A Testing Process | A Practical Guide to Testing Object-Oriented Software

Given an incremental, iterative development process model, we can now sketch out a process for testing. We will defer many of the details to later chapters because basically all the information in this book belongs in the process. First, we will outline a series of issues that must be addressed to give a basic shape to the test process. Then we will consider how each development product is tested.

Planning Issues

Testing is traditionally incorporated into a development process at the point where executable code is available. Common practice is to perform a unit test on individual modules as they are developed, an integration test on subsystems as they are assembled from units and/or other subsystems, and a system test as the system becomes available. If an iterative, incremental process is used, then, at a minimum, system testing is performed after each increment is completed. Class testing and interaction testing are performed during or after each iteration for an increment. Regression testing is performed on any software whose implementation changed but whose specification did not. If both have changed, the test suites are revised and then reapplied.
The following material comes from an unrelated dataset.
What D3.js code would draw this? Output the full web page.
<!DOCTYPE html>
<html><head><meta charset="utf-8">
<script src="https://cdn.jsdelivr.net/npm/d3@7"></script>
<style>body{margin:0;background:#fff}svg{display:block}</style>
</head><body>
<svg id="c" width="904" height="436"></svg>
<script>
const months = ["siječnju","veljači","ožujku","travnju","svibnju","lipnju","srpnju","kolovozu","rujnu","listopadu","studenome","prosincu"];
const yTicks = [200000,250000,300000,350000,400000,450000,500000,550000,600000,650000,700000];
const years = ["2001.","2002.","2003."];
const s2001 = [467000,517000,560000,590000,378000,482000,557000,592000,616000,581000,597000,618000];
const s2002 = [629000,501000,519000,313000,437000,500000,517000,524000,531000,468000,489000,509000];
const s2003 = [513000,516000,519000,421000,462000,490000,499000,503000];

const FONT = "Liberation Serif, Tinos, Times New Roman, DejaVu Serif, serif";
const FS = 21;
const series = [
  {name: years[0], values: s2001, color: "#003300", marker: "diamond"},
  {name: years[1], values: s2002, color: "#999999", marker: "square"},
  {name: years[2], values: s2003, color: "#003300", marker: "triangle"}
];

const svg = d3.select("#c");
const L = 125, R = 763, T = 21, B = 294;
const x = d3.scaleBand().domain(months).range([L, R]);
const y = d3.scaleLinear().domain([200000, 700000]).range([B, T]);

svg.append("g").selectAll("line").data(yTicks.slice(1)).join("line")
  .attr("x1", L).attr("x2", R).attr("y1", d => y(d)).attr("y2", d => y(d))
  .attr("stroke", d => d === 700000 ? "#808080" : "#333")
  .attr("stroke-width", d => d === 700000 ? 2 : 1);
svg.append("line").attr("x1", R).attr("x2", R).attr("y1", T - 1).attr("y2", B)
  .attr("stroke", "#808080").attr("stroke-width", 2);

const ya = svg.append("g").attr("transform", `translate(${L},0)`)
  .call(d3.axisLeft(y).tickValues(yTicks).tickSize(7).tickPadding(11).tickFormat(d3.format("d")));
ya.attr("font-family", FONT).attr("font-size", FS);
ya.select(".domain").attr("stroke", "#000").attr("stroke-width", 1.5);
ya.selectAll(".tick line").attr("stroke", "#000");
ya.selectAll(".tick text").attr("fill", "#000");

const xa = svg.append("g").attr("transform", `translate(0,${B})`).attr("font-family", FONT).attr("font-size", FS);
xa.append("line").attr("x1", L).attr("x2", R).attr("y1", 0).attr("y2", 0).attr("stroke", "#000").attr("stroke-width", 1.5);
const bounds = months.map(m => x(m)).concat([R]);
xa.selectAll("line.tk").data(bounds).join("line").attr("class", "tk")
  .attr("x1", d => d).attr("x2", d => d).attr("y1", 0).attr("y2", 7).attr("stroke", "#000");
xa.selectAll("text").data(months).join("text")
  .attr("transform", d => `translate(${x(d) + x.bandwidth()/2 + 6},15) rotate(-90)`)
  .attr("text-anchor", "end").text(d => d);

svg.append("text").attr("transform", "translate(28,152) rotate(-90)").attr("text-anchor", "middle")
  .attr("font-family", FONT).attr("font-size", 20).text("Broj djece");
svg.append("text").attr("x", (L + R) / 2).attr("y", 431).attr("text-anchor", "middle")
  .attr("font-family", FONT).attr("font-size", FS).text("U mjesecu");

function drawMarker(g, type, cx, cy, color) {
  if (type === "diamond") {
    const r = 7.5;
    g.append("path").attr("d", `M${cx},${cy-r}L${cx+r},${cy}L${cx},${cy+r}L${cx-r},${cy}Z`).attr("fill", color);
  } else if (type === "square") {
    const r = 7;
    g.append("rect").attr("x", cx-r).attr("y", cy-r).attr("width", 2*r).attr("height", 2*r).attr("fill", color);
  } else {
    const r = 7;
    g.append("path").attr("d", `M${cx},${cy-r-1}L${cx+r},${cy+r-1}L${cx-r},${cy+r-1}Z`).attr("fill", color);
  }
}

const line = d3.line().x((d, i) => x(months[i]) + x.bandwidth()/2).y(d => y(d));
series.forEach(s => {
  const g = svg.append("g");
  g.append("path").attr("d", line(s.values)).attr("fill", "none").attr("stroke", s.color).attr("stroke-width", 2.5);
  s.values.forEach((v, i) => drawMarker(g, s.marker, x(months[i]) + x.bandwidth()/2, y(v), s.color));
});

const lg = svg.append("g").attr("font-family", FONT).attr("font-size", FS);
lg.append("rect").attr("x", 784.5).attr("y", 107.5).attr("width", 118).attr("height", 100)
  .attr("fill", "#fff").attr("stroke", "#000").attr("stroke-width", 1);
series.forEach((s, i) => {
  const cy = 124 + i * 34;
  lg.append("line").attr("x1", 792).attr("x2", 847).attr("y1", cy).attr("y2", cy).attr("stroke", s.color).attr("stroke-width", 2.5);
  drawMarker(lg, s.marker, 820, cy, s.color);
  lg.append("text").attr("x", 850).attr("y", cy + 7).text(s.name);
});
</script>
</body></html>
In our approach, testing is conducted even before code is written. Models, being representations of the system just as code is a representation of the system, can be tested. In particular, design models lend themselves to testing by a form of execution that we describe in Chapter 4. Using analysis models, we can test a system in the sense of validation testing, thus ensuring that the right system is being specified. This last type of testing does not change much from traditional approaches, and so it is only a peripheral focus to this book.

Dimensions of Software Testing

Testing embraces many activities that must be performed. All these activities comprise testing. With respect to these activities, we identify five dimensions of testing that describe the answers to the following five questions^[3]:

^[3] A sixth dimension concerning where testing will be performed is important from an organizational perspective, but it is not of concern to us in the context of this book.

Who performs the testing? Will the software's developers test it, will there be an independent group of people to test the software, or will there be some combination of the two?
Which pieces will be tested? Will every component of the software be tested or just the ones associated with higher risks?
When will testing be performed? Will testing be an ongoing process, an activity done at special milestones, or an activity performed at the end of development?
How will testing be performed? Will the testing be based solely on what the software is supposed to do or based also on how it is implemented?
How much testing is adequate? How will it be decided that enough testing has been done or where limited resources are best allocated for testing?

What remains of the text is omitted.